Why spend more time and money with a "flawed" CPU , in 2010 any dual core soluction (or a cut down one) would beat it in every single aspect, many of them offering OOE, branch prediction, good latency, power effeciency... Only for very easy BC.
Anyway dont take to hard on Xenom in some things it is probably way better than PC CPUs (raw fp or dot products)
I don't think it's "flawed" I would better say it needs to be perfected
I think that BC will be have it weight on the design. As you pointed xenon is not bad for every thing I guess that for some workload its clock speed may have some merits (along with the altivec units as you pointed out). I think that MS will need a CPU running as the same speed to ensure no problemo BC. The point is that a CPU granted with a potent OoO execution engine great branch prediction, etc. running at least @3.2 GHz will too big too hot. My point was MS can't won't afford top of the line X86 cpu (nor AMD/intel have reasons to sell them cheap).
That's why I think that MS should work on "reasonable improvement" instead of starting from scratch again (keeping the POWER ISA). It's not to say that at some point the number of pipeline stages may be modified for example but they should stuck to xenon philosophy.
POWER6 are in order processors but I remember reading that indeed they do some kind of simplistic form of OoO execution sadly I can remember where I read it. If my memory is right MS could look into that direction to improve perfs with a tinier energetic cost than a potent OoO engine would have.
Obviously Ms should look at better prefetching, lower latencies, branch predictions etc. but expecting X86 level of performances is desillusional.
I quote a part of your post here Alstrong
Just a few questions to throw out there...
a) Would there be much sense in taking VMX128 any further And if so, in what way ?
While I was searching infos on POWER6 (see above) I found out interesting stuffs on wiki:
http://en.wikipedia.org/wiki/POWER6
http://en.wikipedia.org/wiki/Power_Architecture#Power_ISA_v.2.03
There is an AltiVec unit to POWER6, and the processor is fully compliant with the new Power ISA v.2.03 specification. POWER6 also takes advantage of ViVA-2, Virtual Vector Architecture, which enables the combination of several POWER6 nodes to act as a single Vector processor.

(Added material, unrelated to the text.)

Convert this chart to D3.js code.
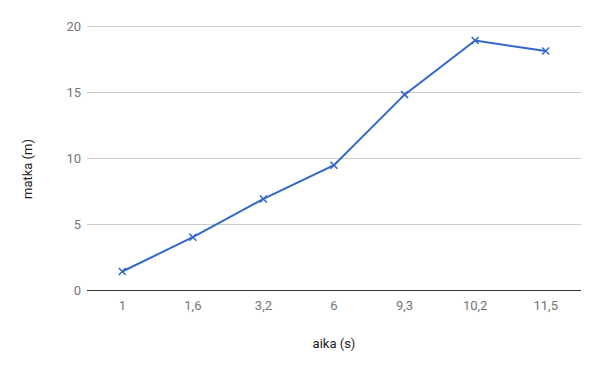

Actually I don't know if that would be useful as VMX128 are already pretty large, or may be doubling the width would be a better move, basically I've no clue insights welcome here too
Power ISA v.2.03
The specification for Power ISA v.2.03[7] is based on the former PowerPC ISA v.2.02[3] in POWER5+ and the Book E[1] extension of the PowerPC specification. The Book I included five new chapters regarding auxiliary processing units like DSPs and the AltiVec extension.
Book I – User Instruction Set Architecture covers the base instruction set available to the application programmer. Memory reference, flow control, Integer, floating point, numeric acceleration, application-level programming. It includes chapters regarding auxiliary processing units like DSPs and the AltiVec extension.
This is interesting if Ms find out that decompression units and why not network accelerator would fit their goals.
I wonder if implementing scatter/gather would help for the kind of workload likely to run on the cpu?
How about just doubling the cores from 3 to 6 and have 1 hardware thread for each core? If the process node were to be 32nm they could double the number of cores/cache and maybe even increase the clock. They might even be able to use beefier cores that are 100% backwards compatible similar to what IBM did from GC's Gekko to Wii's Broadway.
Well multithreading is a way to improved IPC, such cores would have to use other tricks to keep up with perfs that are likely more power consuming but it's not impossible.